Kot (/sl/, sometimes Podkot) is a former settlement in the Municipality of Vodice in central Slovenia. It is now part of the village of Koseze. The area is part of the traditional region of Upper Carniola. The municipality is now included in the Central Slovenia Statistical Region.

==Geography==
Kot stands east of the main settlement of Koseze, along the road to Mengeš at the intersection with a road to Šinkov Turn. Koseze Hill (elevation 467 m) rises above the settlement, with the Strmec Combe cutting into the slope 1 km due north.

==Name==
The name Kot is shared by several villages in Slovenia.

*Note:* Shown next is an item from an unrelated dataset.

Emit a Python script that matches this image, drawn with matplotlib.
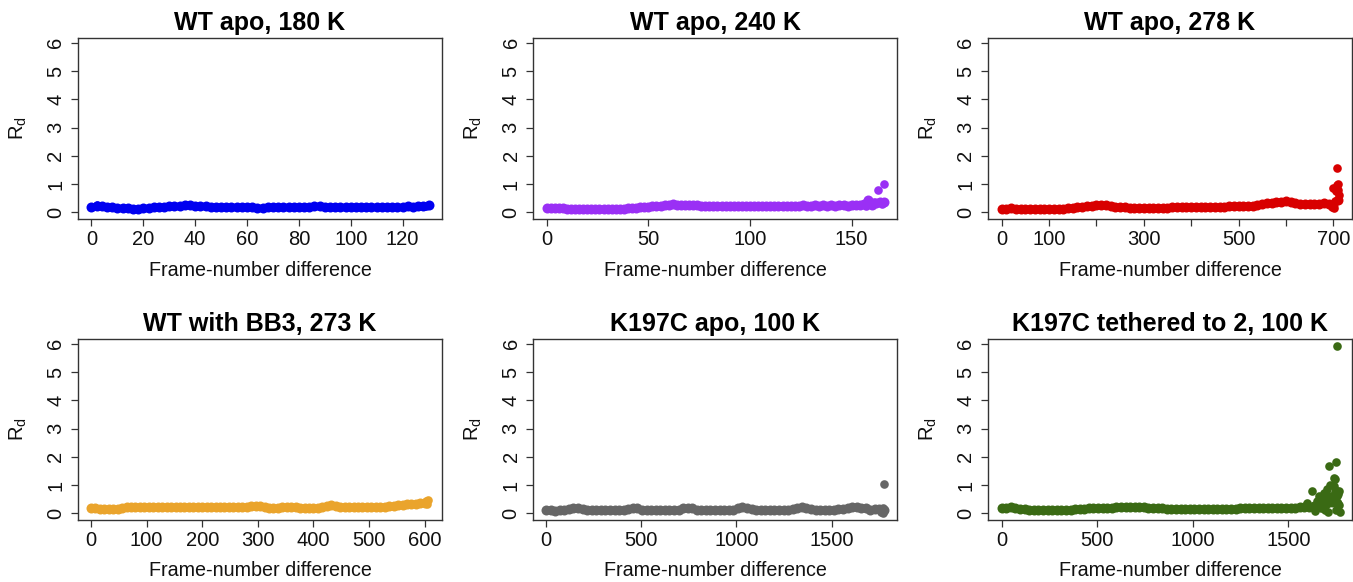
import numpy as np
import matplotlib
matplotlib.use("Agg")
import matplotlib.pyplot as plt
from matplotlib import font_manager

plt.rcParams['font.family'] = ['Liberation Sans', 'DejaVu Sans']
plt.rcParams['mathtext.fontset'] = 'custom'
plt.rcParams['mathtext.rm'] = 'Liberation Sans'
plt.rcParams['mathtext.it'] = 'Liberation Sans'

titles = ["WT apo, 180 K", "WT apo, 240 K", "WT apo, 278 K",
          "WT with BB3, 273 K", "K197C apo, 100 K", "K197C tethered to 2, 100 K"]
colors = ["#0000f0", "#9a30f5", "#d80000", "#eaa42c", "#666666", "#3a6a14"]

# --- WT apo, 180 K (frames 0..130, every 2nd frame)
x1 = np.arange(0, 131, 2)
y1 = [0.20, 0.24, 0.22, 0.18, 0.17, 0.16, 0.15, 0.14, 0.13, 0.13,
      0.14, 0.16, 0.17, 0.19, 0.20, 0.21, 0.23, 0.24, 0.25, 0.25,
      0.24, 0.22, 0.21, 0.20, 0.19, 0.18, 0.18, 0.17, 0.17, 0.17,
      0.17, 0.17, 0.16, 0.16, 0.17, 0.17, 0.17, 0.18, 0.18, 0.19,
      0.19, 0.20, 0.20, 0.21, 0.21, 0.20, 0.20, 0.19, 0.18, 0.18,
      0.17, 0.17, 0.18, 0.18, 0.19, 0.18, 0.20, 0.19, 0.18, 0.19,
      0.20, 0.21, 0.20, 0.22, 0.21, 0.26]
x1_extra = [2, 129]
y1_extra = [0.26, 0.22]

# --- WT apo, 240 K (frames 0..166, every 2nd frame)
x2 = np.arange(0, 167, 2)
y2 = [0.15, 0.15, 0.15, 0.14, 0.14, 0.13, 0.13, 0.12, 0.12, 0.12,
      0.11, 0.11, 0.11, 0.11, 0.11, 0.12, 0.12, 0.12, 0.13, 0.13,
      0.14, 0.15, 0.16, 0.17, 0.18, 0.20, 0.21, 0.23, 0.24, 0.26,
      0.27, 0.28, 0.27, 0.27, 0.26, 0.26, 0.25, 0.25, 0.24, 0.24,
      0.24, 0.23, 0.23, 0.22, 0.23, 0.22, 0.22, 0.21, 0.22, 0.21,
      0.21, 0.22, 0.21, 0.22, 0.23, 0.22, 0.21, 0.23, 0.24, 0.22,
      0.23, 0.24, 0.22, 0.25, 0.24, 0.23, 0.26, 0.24, 0.25, 0.23,
      0.26, 0.24, 0.25, 0.27, 0.23, 0.26, 0.25, 0.27, 0.28, 0.42,
      0.26, 0.33, 0.35, 0.38]
x2_extra = [157, 161, 165, 163, 166]
y2_extra = [0.22, 0.38, 0.30, 0.78, 1.00]

# --- WT apo, 278 K (frames 0..710, every 10th frame)
x3 = np.arange(0, 711, 10)
y3 = [0.12, 0.13, 0.14, 0.13, 0.12, 0.11, 0.11, 0.11, 0.11, 0.11,
      0.11, 0.12, 0.12, 0.13, 0.14, 0.16, 0.18, 0.20, 0.22, 0.24,
      0.25, 0.26, 0.25, 0.23, 0.20, 0.18, 0.17, 0.16, 0.15, 0.15,
      0.15, 0.15, 0.15, 0.16, 0.16, 0.16, 0.17, 0.17, 0.17, 0.18,
      0.18, 0.18, 0.19, 0.19, 0.19, 0.20, 0.20, 0.20, 0.21, 0.21,
      0.21, 0.22, 0.22, 0.24, 0.27, 0.30, 0.32, 0.34, 0.36, 0.38,
      0.41, 0.38, 0.34, 0.31, 0.29, 0.28, 0.28, 0.30, 0.32, 0.30,
      0.25, 0.45]
x3_extra = [698, 702, 700, 705, 708, 710, 711, 712, 707, 704]
y3_extra = [0.20, 0.15, 0.85, 0.75, 0.95, 1.00, 0.80, 0.60, 1.55, 0.40]

# --- WT with BB3, 273 K (frames 0..600, every 8th frame)
x4 = np.arange(0, 601, 8)
y4 = [0.20, 0.18, 0.16, 0.15, 0.15, 0.15, 0.16, 0.19, 0.22, 0.23,
      0.22, 0.21, 0.21, 0.21, 0.21, 0.21, 0.21, 0.21, 0.21, 0.21,
      0.21, 0.21, 0.21, 0.21, 0.21, 0.21, 0.21, 0.21, 0.21, 0.22,
      0.22, 0.22, 0.22, 0.23, 0.23, 0.24, 0.27, 0.27, 0.25, 0.22,
      0.19, 0.18, 0.19, 0.21, 0.23, 0.22, 0.21, 0.19, 0.18, 0.17,
      0.17, 0.19, 0.23, 0.27, 0.29, 0.26, 0.24, 0.23, 0.23, 0.23,
      0.23, 0.23, 0.23, 0.23, 0.23, 0.24, 0.24, 0.25, 0.26, 0.28,
      0.30, 0.32, 0.33, 0.34, 0.36, 0.38]
x4_extra = [602, 604, 606]
y4_extra = [0.44, 0.33, 0.47]

# --- K197C apo, 100 K (frames 0..1776, every 24th frame)
x5 = np.arange(0, 1777, 24)
y5 = [0.11, 0.10, 0.09, 0.10, 0.12, 0.16, 0.20, 0.19, 0.14, 0.11,
      0.10, 0.10, 0.10, 0.10, 0.10, 0.11, 0.11, 0.12, 0.15, 0.19,
      0.17, 0.13, 0.11, 0.10, 0.10, 0.10, 0.10, 0.11, 0.11, 0.13,
      0.17, 0.20, 0.17, 0.12, 0.11, 0.10, 0.11, 0.10, 0.13, 0.11,
      0.11, 0.13, 0.17, 0.21, 0.20, 0.15, 0.11, 0.10, 0.10, 0.11,
      0.11, 0.12, 0.12, 0.13, 0.15, 0.18, 0.21, 0.19, 0.15, 0.12,
      0.12, 0.12, 0.13, 0.13, 0.14, 0.16, 0.18, 0.21, 0.22, 0.20,
      0.17, 0.13, 0.15, 0.14, 0.12]
x5_extra = [1760, 1770, 1772, 1776]
y5_extra = [0.05, 0.02, 0.20, 1.02]

# --- K197C tethered to 2, 100 K (frames 0..1752, every 24th frame)
x6 = np.arange(0, 1753, 24)
y6 = [0.17, 0.18, 0.21, 0.19, 0.16, 0.14, 0.13, 0.12, 0.12, 0.12,
      0.12, 0.12, 0.12, 0.12, 0.13, 0.13, 0.14, 0.15, 0.16, 0.17,
      0.18, 0.19, 0.19, 0.20, 0.20, 0.21, 0.22, 0.22, 0.23, 0.24,
      0.22, 0.21, 0.20, 0.19, 0.18, 0.17, 0.16, 0.16, 0.15, 0.15,
      0.15, 0.15, 0.15, 0.15, 0.15, 0.15, 0.16, 0.16, 0.16, 0.16,
      0.16, 0.16, 0.17, 0.17, 0.17, 0.17, 0.18, 0.18, 0.18, 0.18,
      0.18, 0.19, 0.19, 0.19, 0.20, 0.21, 0.22, 0.24, 0.26, 0.30,
      0.33, 0.36, 0.40, 0.35]
x6_extra = [1757, 1748, 1715, 1740, 1743, 1623, 1658, 1684, 1719, 1754,
            1737, 1702, 1600, 1650, 1680, 1700, 1720, 1740, 1760, 1765,
            1770, 1710, 1750, 1690, 1730, 1745, 1755, 1640, 1670, 1766]
y6_extra = [5.93, 1.80, 1.68, 1.25, 1.20, 0.79, 0.60, 0.73, 1.00, 0.80,
            0.97, 0.85, 0.35, 0.45, 0.55, 0.50, 0.62, 0.50, 0.70, 0.30,
            0.05, 0.05, 0.10, 0.10, 0.40, 0.75, 0.60, 0.08, 0.20, 0.78]

series = [(x1, y1, x1_extra, y1_extra), (x2, y2, x2_extra, y2_extra),
          (x3, y3, x3_extra, y3_extra), (x4, y4, x4_extra, y4_extra),
          (x5, y5, x5_extra, y5_extra), (x6, y6, x6_extra, y6_extra)]

xlims = [(-5.2, 135.2), (-6.7, 172.3), (-28.9, 739.5),
         (-23.3, 631.0), (-68.5, 1844.0), (-71.7, 1833.0)]
xticks = [[0, 20, 40, 60, 80, 100, 120], [0, 50, 100, 150],
          [0, 100, 200, 300, 400, 500, 600, 700],
          [0, 100, 200, 300, 400, 500, 600], [0, 500, 1000, 1500],
          [0, 500, 1000, 1500]]
xticklabels = [None, None, ["0", "100", "", "300", "", "500", "", "700"],
               None, None, None]

W, H = 1353, 582
fig = plt.figure(figsize=(W / 100, H / 100), dpi=100)

lefts = [78, 533, 988]
tops = [38, 339]
pw, ph = 364, 181

for i in range(6):
    r, c = divmod(i, 3)
    l, t = lefts[c], tops[r]
    ax = fig.add_axes([l / W, 1 - (t + ph) / H, pw / W, ph / H])
    xs, ys, xe, ye = series[i]
    ax.plot(xs, ys, 'o', color=colors[i], ms=7.2, mew=0)
    ax.plot(xe, ye, 'o', color=colors[i], ms=6.2, mew=0)
    ax.set_xlim(*xlims[i])
    ax.set_ylim(-0.237, 6.167)
    ax.set_xticks(xticks[i])
    if xticklabels[i] is not None:
        ax.set_xticklabels(xticklabels[i])
    ax.set_yticks(range(7))
    for lab in ax.get_yticklabels():
        lab.set_rotation(90)
        lab.set_va('center')
    ax.tick_params(axis='both', direction='out', length=5, width=0.9,
                   color='#333333', labelsize=14.5, labelcolor='#111111')
    ax.tick_params(axis='y', pad=4)
    ax.tick_params(axis='x', pad=3)
    for s in ax.spines.values():
        s.set_color('#333333')
        s.set_linewidth(1.0)
    ax.set_xlabel("Frame-number difference", fontsize=14.2, color='#111111')
    ax.xaxis.set_label_coords(0.5, -51 / ph)
    ax.xaxis.label.set_va('center')
    ax.set_ylabel(r"R$_\mathregular{d}$", fontsize=14.5, color='#111111')
    ax.yaxis.set_label_coords(-60 / pw, 0.5)
    ax.yaxis.label.set_va('center')
    ax.text(0.5, 1 + 15 / ph, titles[i], transform=ax.transAxes,
            ha='center', va='center', fontsize=18, fontweight='bold')

fig.savefig("out.png", dpi=100)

It comes from the common noun kot 'closed valley, combe', referring to the place where a valley ends, closed in by mountains or hills. In some older sources, the names of Koseze and Kot were written together as a paired settlement; for example, Kosese in Podkot (Koses und Podot), Koseze in Kot (Koses und Kot), or Koseze-Kot. The variant name Podkot is a fused prepositional phrase (pod 'below' + kot combe) that has lost case inflection, referring to the Strmec Combe.

==History==
Together with neighboring Koseze and Potok, Kot was annexed by Šinkov Turn in 1953, ending its existence as an independent settlement. In 1955, Koseze was made a separate settlement again, together with Kot as a hamlet in the settlement.